As a Westerner who doesn't speak Mandarin or Cantonese, I've encountered more than a few communication challenges in mainland Chinese restaurants. There was the time I accidentally ordered a soup-cauldron-for-one in Guangzhou, or the time a server at a grill in Nanning took away my wailing son to show him the fish tanks in the kitchen. I wasn't sure I'd actually get him back, but hey, we worked it out. Because, despite the language differences, we were all intuitive human beings.
But what if the servers had been robots? What sort of soup excess and child-snatching drama might have ensued?
It's not an unrealistic question given that Japan, South Korea, Hong Kong and mainland China are all actively experimenting with robot waiters — an experiment that most recently made headlines when three Guangzhou eateries terminated their entire robotic waitstaffs. That's not an insignificant number, considering that one of the restaurants had as many as 10 robots working for it, reports Nate Smith in the Digital Journal.
The problems didn't achieve a "destroy all humans" level of worry, but the bots constantly failed at such basic waiting tasks as order-taking and beverage-pouring. The novelty factor succeeded in attracting customers, but beyond that it was all soggy laps and unwanted servings of beef chow fun.
Robots manage quite well within the framework of closed systems and repetitive tasks. An assembly line robot installs the same parts in the same place all day — and maybe all night. Your Roomba maps the room and navigates around obstacles, but it's still dealing with a very controlled environment. However, the restaurant environment offers far more variables, and that's not even factoring in the value of a charming human server who can upsell the customer on drink specials.
NPR reported on the rising pan-Asian trend of robot servers back in 2011, highlighting some of the challenges and advantages fostered by the robot waiter revolution. On one hand, robotic workers are cheaper (after the initial hefty purchase cost that is) and more dependable, provided the human masters properly define their role. In that same NPR story, roboticist Henrik Scharfe even stated that, given the standard communicative script of ordering in a restaurant, a robot actually has a mechanized leg up on the task. We follow a script each time we sit down for a meal, so why can't a robot learn to follow that script as well? Roboticist Illah Nourbakhsh, however, predicted that effective robotic servers were still a good 40 years off and that "the idea will come and fail."

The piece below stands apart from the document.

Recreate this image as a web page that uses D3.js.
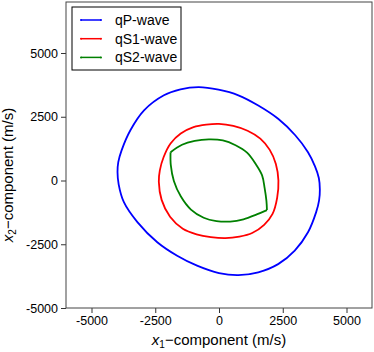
<!DOCTYPE html>
<html>
<head>
<meta charset="utf-8">
<script src="https://cdn.jsdelivr.net/npm/d3@7"></script>
<style>
  body { margin: 0; background: #fff; }
  svg { font-family: "Liberation Sans", Arial, sans-serif; }
</style>
</head>
<body>
<div id="chart"></div>
<script>
// Wave surfaces, points (m/s)
var qpX = [3955, 3915, 3765, 3490, 2990, 2320, 1540, 760, -20, -790, -1510, -2160, -2940, -3475, -3820, -3950, -3980,
           -3935, -3730, -3200, -2420, -1640, -860, 0, 760, 1540, 2320, 2970, 3490, 3810, 3925];
var qpY = [-350, 100, 555, 1110, 1775, 2420, 2940, 3340, 3560, 3660, 3575, 3340, 2750, 1970, 1180, 720, 330,
           -150, -850, -1630, -2420, -2950, -3340, -3630, -3710, -3600, -3280, -2750, -2030, -1240, -780];

var qs1X = [2330, 2230, 1990, 1620, 1120, 560, 0, -500, -1000, -1500, -1900, -2170, -2320, -2360,
            -2250, -1920, -1420, -880, -320, 250, 800, 1300, 1770, 2100, 2280];
var qs1Y = [0, 650, 1200, 1640, 1950, 2140, 2220, 2190, 2090, 1840, 1450, 920, 400, -50,
            -760, -1420, -1890, -2110, -2220, -2260, -2200, -2060, -1740, -1310, -680];

// qS2 has two cusps, so it is kept as two arcs
var qs2UpperX = [-1900, -1450, -950, -400, 150, 650, 1100, 1450, 1690, 1790, 1860, 1880];
var qs2UpperY = [1110, 1400, 1550, 1610, 1570, 1380, 1090, 630, 200, -300, -800, -1160];
var qs2LowerX = [1880, 1480, 960, 440, -100, -600, -1100, -1500, -1770, -1890, -1900];
var qs2LowerY = [-1160, -1330, -1520, -1610, -1590, -1460, -1140, -620, -20, 600, 1110];

var xTicks = [-5000, -2500, 0, 2500, 5000];
var yTicks = [-5000, -2500, 0, 2500, 5000];
var seriesNames = ["qP-wave", "qS1-wave", "qS2-wave"];
var seriesColors = ["#0000ff", "#ff0000", "#008000"];

var margin = { top: 2, right: 2, bottom: 44, left: 66 },
    width = 374 - margin.left - margin.right,
    height = 352 - margin.top - margin.bottom;

var svg = d3.select("#chart").append("svg")
    .attr("width", 374)
    .attr("height", 352);

var g = svg.append("g")
    .attr("transform", "translate(" + margin.left + "," + margin.top + ")");

var x = d3.scaleLinear().domain([-6000, 6000]).range([0, width]);
var y = d3.scaleLinear().domain([-5000, 7000]).range([height, 0]);

function zip(xs, ys) {
    return xs.map(function(v, i) { return [v, ys[i]]; });
}

var closedLine = d3.line()
    .x(function(d) { return x(d[0]); })
    .y(function(d) { return y(d[1]); })
    .curve(d3.curveCatmullRomClosed);

var openLine = d3.line()
    .x(function(d) { return x(d[0]); })
    .y(function(d) { return y(d[1]); })
    .curve(d3.curveCatmullRom);

g.append("path").attr("d", closedLine(zip(qpX, qpY)))
    .attr("fill", "none").attr("stroke", seriesColors[0]).attr("stroke-width", 1.8);
g.append("path").attr("d", closedLine(zip(qs1X, qs1Y)))
    .attr("fill", "none").attr("stroke", seriesColors[1]).attr("stroke-width", 1.8);
g.append("path").attr("d", openLine(zip(qs2UpperX, qs2UpperY)))
    .attr("fill", "none").attr("stroke", seriesColors[2]).attr("stroke-width", 1.8);
g.append("path").attr("d", openLine(zip(qs2LowerX, qs2LowerY)))
    .attr("fill", "none").attr("stroke", seriesColors[2]).attr("stroke-width", 1.8);

// Axes
var xAxis = g.append("g")
    .attr("transform", "translate(0," + height + ")")
    .call(d3.axisBottom(x).tickValues(xTicks).tickSize(5).tickPadding(3)
        .tickFormat(function(d) { return String(d); }));
var yAxis = g.append("g")
    .call(d3.axisLeft(y).tickValues(yTicks).tickSize(5).tickPadding(3)
        .tickFormat(function(d) { return String(d); }));

[xAxis, yAxis].forEach(function(a) {
    a.select(".domain").remove();
    a.selectAll("line").attr("stroke", "#333");
    a.selectAll("text").attr("fill", "#000").style("font-size", "12.5px")
        .style("font-family", "'Liberation Sans', Arial, sans-serif");
});

// Frame
g.append("rect")
    .attr("width", width).attr("height", height)
    .attr("fill", "none").attr("stroke", "#444").attr("stroke-width", 1);

// Axis titles
var xt = svg.append("text")
    .attr("x", margin.left + width / 2)
    .attr("y", 345)
    .attr("text-anchor", "middle")
    .style("font-size", "15px");
xt.append("tspan").style("font-style", "italic").text("x");
xt.append("tspan").attr("dy", 3).style("font-size", "10px").text("1");
xt.append("tspan").attr("dy", -3).text("\u2212component (m/s)");

var yt = svg.append("text")
    .attr("transform", "translate(13,175) rotate(-90)")
    .attr("text-anchor", "middle")
    .style("font-size", "15px");
yt.append("tspan").style("font-style", "italic").text("x");
yt.append("tspan").attr("dy", 3).style("font-size", "10px").text("2");
yt.append("tspan").attr("dy", -3).text("\u2212component (m/s)");

// Legend
var legend = svg.append("g").attr("transform", "translate(72,7)");
legend.append("rect")
    .attr("width", 109).attr("height", 63)
    .attr("fill", "#fff").attr("stroke", "#000").attr("stroke-width", 1);
seriesNames.forEach(function(name, i) {
    var row = legend.append("g").attr("transform", "translate(0," + (13 + i * 18.7) + ")");
    row.append("line")
        .attr("x1", 9).attr("x2", 29)
        .attr("stroke", seriesColors[i]).attr("stroke-width", 1.5);
    row.append("circle").attr("cx", 9).attr("r", 1).attr("fill", seriesColors[i]);
    row.append("circle").attr("cx", 29).attr("r", 1).attr("fill", seriesColors[i]);
    row.append("text")
        .attr("x", 43).attr("dy", "0.35em")
        .style("font-size", "14px")
        .text(name);
});
</script>
</body>
</html>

So is that where we are? The fail point in the robot restaurant revolution? Only time will tell. Kitchen-based robots continue to amaze attendees at Tokyo's annual International Food Machinery and Technology Exhibition, and a lot of us still WANT to live in a world where an enlightened machine shows us to our table. In a pre-singularity world, however, we may have to leave the more complicated tasks, especially fish-based child calming, to the humanoids.